8. Transgender: an adjective used to describe someone whose gender identity or expression is not typically associated with the sex assigned at birth. It can be used to describe people with a broad range of identity or expression. Someone who identifies their gender as androgynous, gender queer, non-binary, gender non-conforming, MTF (male to female), or FTM (female to male) may also consider themselves to be transgender.
From the above list of definitions, do you now have a clear idea of what “gender” is, or what “sex” is, or how “gender” is different (or not) from “sex”?
No?
I don’t have a clear idea either.
What I got from the definitions is that a person’s subjective feelings trump all — even over biology. One can be whatever “gender” or “sex” (it turns out the two terms are interchangeable, with both meaning “the person’s subjective identity or perception”) he or she “thinks” or “perceives” himself or herself to be. The trick is that the New York City Human Rights Law demands that everybody else must conform to that person’s subjective “gender identity,” and if you don’t, you’ve committed “gender discrimination” and can be prosecuted.
Gender-based discrimination/harassment
Under NYCHRL, “gender discrimination” is defined as “discrimination . . . based on one’s perceived or actual gender identity, which may or may not conform to one’s sex assigned at birth, or on the ways in which one expresses gender, such as through appearance or communication style. Gender discrimination is prohibited in employment, housing, public accommodations, discriminatory harassment, and bias-based profiling by police and exists whenever there is disparate treatment of an individual on account of gender. When an individual is treated ‘less well than others on account of their gender,’ 8 that is gender discrimination under the NYCHRL.”

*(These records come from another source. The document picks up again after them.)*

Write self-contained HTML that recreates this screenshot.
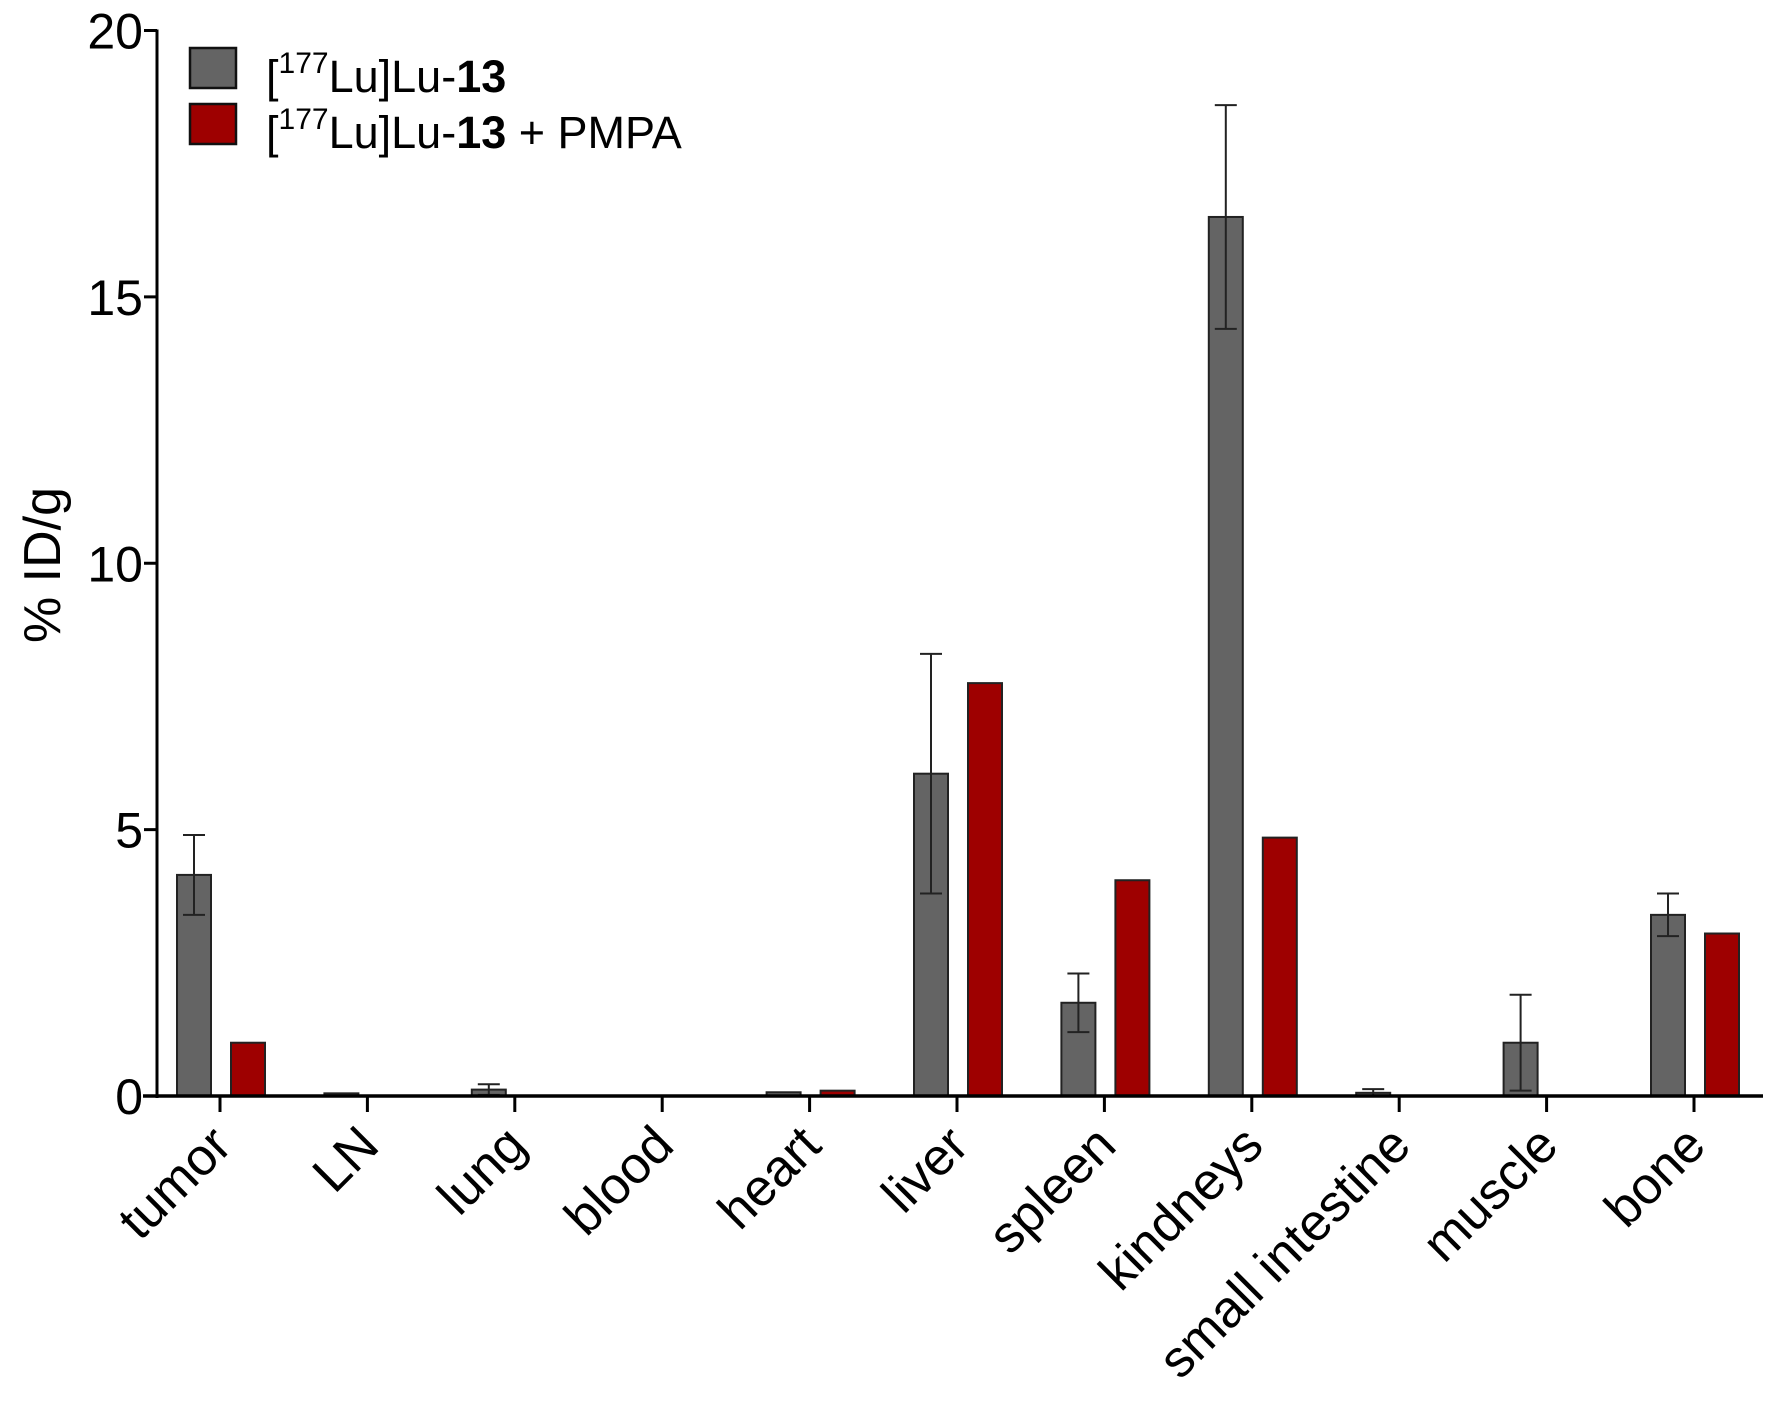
<!DOCTYPE html>
<html><head><meta charset="utf-8"><style>
body{margin:0;background:#fff}
svg{display:block;font-family:"Liberation Sans",sans-serif}
</style></head><body>
<svg id="chart" width="1772" height="1401" viewBox="0 0 1772 1401"></svg>
<script>
const categories=["tumor","LN","lung","blood","heart","liver","spleen","kindneys","small intestine","muscle","bone"];
const grayValues=[4.15,0.05,0.12,0,0.07,6.05,1.75,16.5,0.06,1.0,3.4];
const grayErrors=[0.75,0,0.1,0,0,2.25,0.55,2.1,0.07,0.9,0.4];
const redValues=[1.0,0,0,0,0.1,7.75,4.05,4.85,0,0,3.05];
const yTicks=[0,5,10,15,20];

const svg=document.getElementById('chart');
const NS='http://www.w3.org/2000/svg';
const x0=157,x1=1763,yBase=1096,yTop=30.5,yMax=20;
const firstTick=220,step=147.4,bw=34;
function y(v){return yBase-(yBase-yTop)*v/yMax;}
function xc(i){return firstTick+step*i;}
function mk(tag,attrs,parent){const e=document.createElementNS(NS,tag);for(const k in attrs)e.setAttribute(k,attrs[k]);(parent||svg).appendChild(e);return e;}

categories.forEach((c,i)=>{
  const g=grayValues[i];
  if(g>0){
    const r=mk('rect',{x:xc(i)-26-bw/2,y:y(g),width:bw,height:yBase-y(g),fill:'#646464',stroke:'#222','stroke-width':2});
    
    
  }
  const e=grayErrors[i];
  if(e>0){
    const cx=xc(i)-26;
    const eg=mk('g',{stroke:'#222','stroke-width':2});
    
    
    mk('line',{x1:cx,x2:cx,y1:y(g+e),y2:y(Math.max(0,g-e))},eg);
    mk('line',{x1:cx-11,x2:cx+11,y1:y(g+e),y2:y(g+e)},eg);
    mk('line',{x1:cx-11,x2:cx+11,y1:y(Math.max(0,g-e)),y2:y(Math.max(0,g-e))},eg);
  }
  const rv=redValues[i];
  if(rv>0){
    const r=mk('rect',{x:xc(i)+28-bw/2,y:y(rv),width:bw,height:yBase-y(rv),fill:'#9e0000',stroke:'#222','stroke-width':2});
    
    
  }
  const t=mk('line',{x1:xc(i),x2:xc(i),y1:yBase,y2:yBase+16,stroke:'#000','stroke-width':3});
  
  
  const lx=xc(i)-12,ly=yBase+26;
  const lab=mk('text',{x:lx,y:ly,'text-anchor':'end','font-size':52,transform:`rotate(-45 ${lx} ${ly})`,'dominant-baseline':'hanging'});
  lab.textContent=c;
  
  
});

const ya=mk('line',{x1:x0,x2:x0,y1:yTop-1,y2:yBase+2,stroke:'#000','stroke-width':3});


const xa=mk('line',{x1:x0-14,x2:x1,y1:yBase,y2:yBase,stroke:'#000','stroke-width':3.5});


yTicks.forEach(v=>{
  const l=mk('line',{x1:x0-13,x2:x0,y1:y(v),y2:y(v),stroke:'#000','stroke-width':3});
  
  
  const t=mk('text',{x:x0-14,y:y(v)+18,'text-anchor':'end','font-size':50});
  t.textContent=v;
  
  
});
const yt=mk('text',{x:60,y:565,'text-anchor':'middle','font-size':52,transform:'rotate(-90 60 565)'});
yt.textContent='% ID/g';


</script>
<svg style="position:absolute;left:0;top:0" width="1772" height="200">
  <rect x="190" y="48" width="46" height="40" fill="#646464" stroke="#111" stroke-width="2.5"/>
  <text x="266" y="92" font-size="45" font-family="Liberation Sans, sans-serif">[<tspan font-size="30" dy="-19">177</tspan><tspan dy="19">Lu]Lu-</tspan><tspan font-weight="bold">13</tspan></text>
  <rect x="190" y="104" width="46" height="40" fill="#9e0000" stroke="#111" stroke-width="2.5"/>
  <text x="266" y="148" font-size="45" font-family="Liberation Sans, sans-serif">[<tspan font-size="30" dy="-19">177</tspan><tspan dy="19">Lu]Lu-</tspan><tspan font-weight="bold">13</tspan> + PMPA</text>
</svg>
</body></html>
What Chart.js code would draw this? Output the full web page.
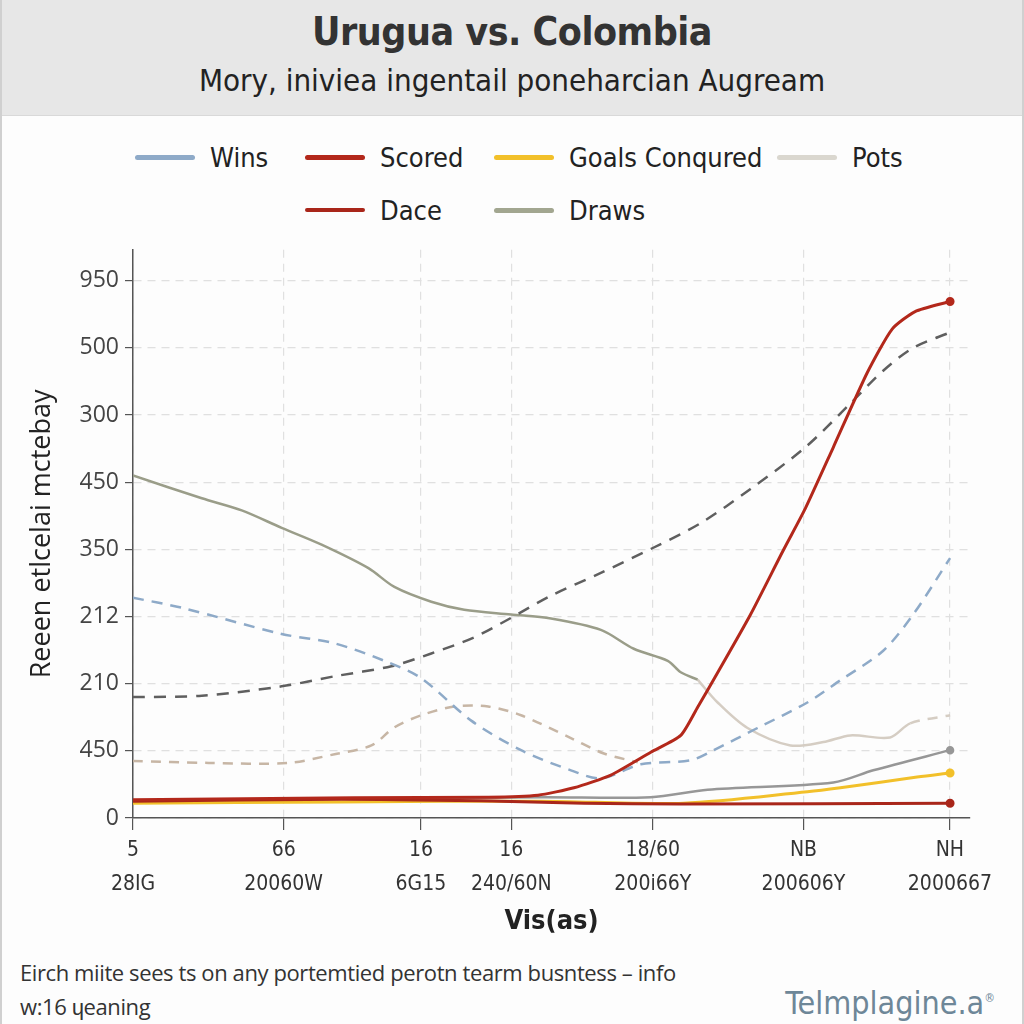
<!DOCTYPE html>
<html>
<head>
<meta charset="utf-8">
<title>Urugua vs. Colombia</title>
<script src="https://cdn.jsdelivr.net/npm/chart.js@4.4.1/dist/chart.umd.min.js"></script>
<style>
  html, body { margin: 0; padding: 0; }
  body {
    width: 1024px; height: 1024px; position: relative; overflow: hidden;
    background: #fdfdfd; font-family: 'DejaVu Sans Condensed', sans-serif;
    box-sizing: border-box; border-left: 2px solid #d0d0d0; border-right: 2px solid #d0d0d0;
  }
  .header {
    position: absolute; left: 0; top: 0; width: 100%; height: 115px;
    background: #e7e7e7; border-bottom: 1px solid #d9d9d9; text-align: center;
  }
  .header h1 { margin: 0; position: absolute; top: 9px; width: 100%; font-size: 39px; font-weight: bold; color: #333; line-height: 46px; letter-spacing: -0.5px; }
  .header p { margin: 0; position: absolute; top: 61px; width: 100%; font-size: 31px; color: #222; line-height: 38px; }
  .legend {
    position: absolute; left: 133px; top: 138px;
    display: grid; grid-template-columns: 170px 189px 283px auto; row-gap: 15px;
    font-size: 27px; color: #222;
  }
  .legend .item { display: flex; align-items: center; height: 38px; white-space: nowrap; }
  .legend .swatch { display: inline-block; width: 60px; height: 5px; border-radius: 3px; margin-right: 15px; }
  .wrap { position: absolute; left: 0; top: 230px; width: 1020px; height: 720px; }
  .note { position: absolute; left: 18px; top: 955px; font-size: 22px; line-height: 34px; color: #333; font-family: 'Open Sans', sans-serif; letter-spacing: -0.4px; }
  .mark { position: absolute; right: 27px; top: 984px; font-size: 32px; color: #6e8798; }
  .mark sup { font-size: 12px; }
</style>
</head>
<body>
<div class="header">
  <h1>Urugua vs. Colombia</h1>
  <p>Mory, iniviea ingentail poneharcian Augream</p>
</div>
<div class="legend" id="legend"></div>
<div class="wrap"><canvas id="chart_match"></canvas></div>
<div class="note">Eirch miite sees ts on any portemtied perotn tearm busntess – info<br>w:16 ɥeaning</div>
<div class="mark">Telmplagine.a<sup>®</sup></div>

<script>
// axis ticks
const xTickPos = [0, 18, 34.4, 45.2, 62.1, 80.1, 97.6];
const xTickTop = ['5', '66', '16', '16', '18/60', 'NB', 'NH'];
const xTickBottom = ['28IG', '20060W', '6G15', '240/60N', '200i66Y', '200606Y', '2000667'];
const yTickLabels = ['0', '450', '210', '212', '350', '450', '300', '500', '950'];

// series, [x, y] pairs
const scored = [[0, 0.27], [26.46, 0.30], [42.43, 0.31], [48.39, 0.34], [52.68, 0.45], [57.09, 0.64], [61.86, 0.98],
  [65.44, 1.23], [67.46, 1.65], [70.20, 2.24], [73.78, 3.03], [77.71, 3.99], [80.33, 4.61], [83.67, 5.52],
  [87.72, 6.63], [90.70, 7.28], [93.44, 7.54], [97.62, 7.69]];
const dace = [[0, 0.25], [24.91, 0.28], [43.98, 0.25], [53.87, 0.22], [65.44, 0.21], [97.62, 0.22]];
const goals = [[0, 0.22], [24.91, 0.24], [48.75, 0.25], [65.79, 0.22], [80.57, 0.39], [84.51, 0.45], [93.68, 0.61], [97.62, 0.67]];
const wins = [[0, 3.28], [5.84, 3.13], [17.76, 2.74], [24.08, 2.60], [30.04, 2.34], [34.45, 2.08], [40.41, 1.45],
  [46.36, 1.01], [52.32, 0.71], [55.90, 0.59], [60.67, 0.80], [66.63, 0.86], [69.37, 1.01], [74.61, 1.34],
  [80.57, 1.72], [84.51, 2.05], [89.63, 2.49], [93.21, 3.03], [97.62, 3.87]];
const trend = [[0, 1.80], [8.22, 1.82], [17.76, 1.96], [24.08, 2.11], [30.87, 2.26], [35.64, 2.45], [40.76, 2.69],
  [45.17, 2.98], [49.94, 3.31], [55.90, 3.65], [62.10, 4.02], [67.82, 4.39], [73.78, 4.90], [80.33, 5.52],
  [85.70, 6.17], [89.63, 6.66], [93.21, 7.00], [97.62, 7.23]];
const draws = [[0, 5.10], [8.22, 4.76], [12.99, 4.58], [17.76, 4.32], [22.53, 4.07], [28.13, 3.72], [31.23, 3.44],
  [35.64, 3.22], [39.57, 3.10], [45.17, 3.03], [49.94, 2.97], [55.90, 2.80], [59.83, 2.52], [63.89, 2.34],
  [65.44, 2.17], [67.46, 2.06]];
const pots = [[0, 0.85], [9.06, 0.82], [18.59, 0.82], [24.08, 0.95], [28.49, 1.08], [31.23, 1.35], [34.45, 1.53],
  [38.38, 1.66], [42.43, 1.66], [46.36, 1.53], [52.32, 1.19], [56.26, 0.96], [60.31, 0.83], [64, null],
  [67.46, 2.06], [69.85, 1.72], [73.42, 1.34], [78.55, 1.08], [82.48, 1.13], [85.70, 1.23], [90.46, 1.20],
  [92.85, 1.41], [97.62, 1.53]];
const lowGrey = [[0, 0.25], [48.75, 0.31], [61.86, 0.31], [68.65, 0.42], [83.67, 0.53], [88.44, 0.71], [97.62, 1.01]];

const legendRows = [['Wins', 'Scored', 'Goals Conqured', 'Pots'], [null, 'Dace', 'Draws']];

const narrow = "'DejaVu Sans Condensed', sans-serif";

function pts(arr) { return arr.map(p => ({ x: p[0], y: p[1] })); }
function endDot(arr) { return ctx => ctx.dataIndex === arr.length - 1 ? 3 : 0; }

const datasets = [
  { label: 'Scored', data: pts(scored), borderColor: '#b3281b', backgroundColor: '#b3281b', borderWidth: 3, tension: 0.2, pointRadius: endDot(scored) },
  { label: 'Dace', data: pts(dace), borderColor: '#a9261a', backgroundColor: '#a9261a', borderWidth: 3, tension: 0.3, pointRadius: endDot(dace) },
  { label: 'Goals Conqured', data: pts(goals), borderColor: '#f2c02a', backgroundColor: '#f2c02a', borderWidth: 3, tension: 0.3, pointRadius: endDot(goals) },
  { label: 'Wins', data: pts(wins), borderColor: '#8eaac8', borderWidth: 2.5, borderDash: [11, 8], tension: 0.3, pointRadius: 0 },
  { label: '', data: pts(trend), borderColor: '#5f5f5f', borderWidth: 2.5, borderDash: [12, 9], tension: 0.3, pointRadius: 0 },
  { label: 'Draws', data: pts(draws), borderColor: '#9a9d89', borderWidth: 2.5, tension: 0.3, pointRadius: 0 },
  { label: 'Pots', data: pts(pots), borderColor: '#d5cdc3', borderWidth: 2.5, tension: 0.3, pointRadius: 0, spanGaps: false,
    segment: {
      borderColor: ctx => ctx.p0.parsed.x < 64 ? '#c7b6a5' : undefined,
      borderDash: ctx => (ctx.p0.parsed.x < 64 || ctx.p0.parsed.x > 92) ? [10, 8] : undefined
    } },
  { label: '', data: pts(lowGrey), borderColor: '#979797', backgroundColor: '#979797', borderWidth: 2.5, tension: 0.3, pointRadius: endDot(lowGrey) }
];

// html legend
const legendEl = document.getElementById('legend');
legendRows.forEach(row => {
  row.forEach(name => {
    const item = document.createElement('div');
    item.className = 'item';
    if (name) {
      const ds = datasets.find(d => d.label === name);
      const col = name === 'Pots' ? '#dad7cf' : (name === 'Draws' ? '#a2a690' : ds.borderColor);
      const h = name === 'Dace' ? 4 : 5;
      item.innerHTML = '<span class="swatch" style="height:' + h + 'px;background:' + col + '"></span>' + name;
    }
    legendEl.appendChild(item);
  });
});

new Chart(document.getElementById('chart_match').getContext('2d'), {
  type: 'line',
  data: { datasets: datasets },
  options: {
    responsive: true,
    maintainAspectRatio: false,
    animation: false,
    layout: { padding: { top: 18, right: 52, left: 0, bottom: 0 } },
    plugins: { legend: { display: false }, tooltip: { enabled: false } },
    scales: {
      x: {
        type: 'linear', min: 0, max: 100,
        afterBuildTicks: s => { s.ticks = xTickPos.map(v => ({ value: v })); },
        afterFit: s => { s.height = 132; },
        ticks: {
          autoSkip: false, maxRotation: 0, padding: 4, color: '#333',
          font: { family: narrow, size: 21, lineHeight: 1.62 },
          callback: (v, i) => [xTickTop[i], xTickBottom[i]]
        },
        grid: { color: '#e0e0e0', tickColor: '#555', tickLength: 12, lineWidth: 1.2 },
        border: { color: '#555', width: 1.5, dash: [8, 6] },
        title: { display: true, text: 'Vis(as)', color: '#222', padding: { bottom: 12 },
          font: { family: narrow, size: 27, weight: 'bold', lineHeight: 1.2 } }
      },
      y: {
        type: 'linear', min: 0, max: 8.46,
        afterBuildTicks: s => { s.ticks = yTickLabels.map((t, i) => ({ value: i })); },
        afterFit: s => { s.width = 131; },
        ticks: {
          padding: 6, color: '#444',
          font: { family: "'Open Sans', sans-serif", size: 23 },
          callback: (v, i) => yTickLabels[i]
        },
        grid: { color: '#e0e0e0', tickColor: '#555', tickLength: 8, lineWidth: 1.2 },
        border: { color: '#555', width: 1.5, dash: [8, 6] },
        title: { display: true, text: 'Reeen etlcelai mctebay', color: '#222', padding: { top: 24 },
          font: { family: "'Open Sans', sans-serif", size: 27, lineHeight: 1.2 } }
      }
    }
  }
});
</script>
</body>
</html>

Note that “less well than others” is not defined.
Furthermore, gender discrimination can be “harassment” that is “motivated by gender,” that is “when the incident or behavior creates an environment or reflects or fosters a culture or atmosphere of sex stereotyping, degradation, humiliation, bias, or objectification” — all loaded terms.
This is where the Commission’s legal guide becomes tyrannical.
As examples of gender-based harassment, the guide includes the following:
- Unwanted sexual advances or requests for sexual favors;
- Comments, unwanted touching, gestures, jokes, or pictures that target an individual based on gender
- Refusal to use a transgender employee’s preferred name, pronoun, or title.
Examples of violating #3 include:
- Repeatedly calling a transgender woman “him” or “Mr.” after she has made clear which pronouns and title she uses.
- Calling a transgender woman “Mr.” because her appearance “is aligned with traditional gender-based stereotypes of masculinity.”
- Refusing to call a transgender woman her preferred name, Jane, because her identification says that her first name is John.
- Refusing to permit individuals to use single-sex facilities, such as bathrooms or locker rooms, and participate in single-sex programs, consistent with their gender identity (or perception), regardless of their sex assigned at birth, anatomy, medical history, appearance, or the sex indicated on their identification — even if other people, including customers, object to the transgender using the single-sex facility like a bathroom.
- Requiring a transgender or gender non-conforming individual to provide proof of their gender in order to access the appropriate single-sex program or facility.
- Imposing different uniforms or grooming standards based on sex or gender.
Penalties
The Commission can impose civil penalties up to $125,000 for violations, and up to $250,000 for violations that are the result of willful, wanton, or malicious conduct. (Note that neither “willful” nor “wanton” nor “malicious” is defined.)
I expect any day now, we will be required by law to call someone a bunny rabbit or “it” because he “identifies” and “perceives” himself to be a rabbit. After all, if Americans believe in “transgender,” why not “transrace” or “transspecies”?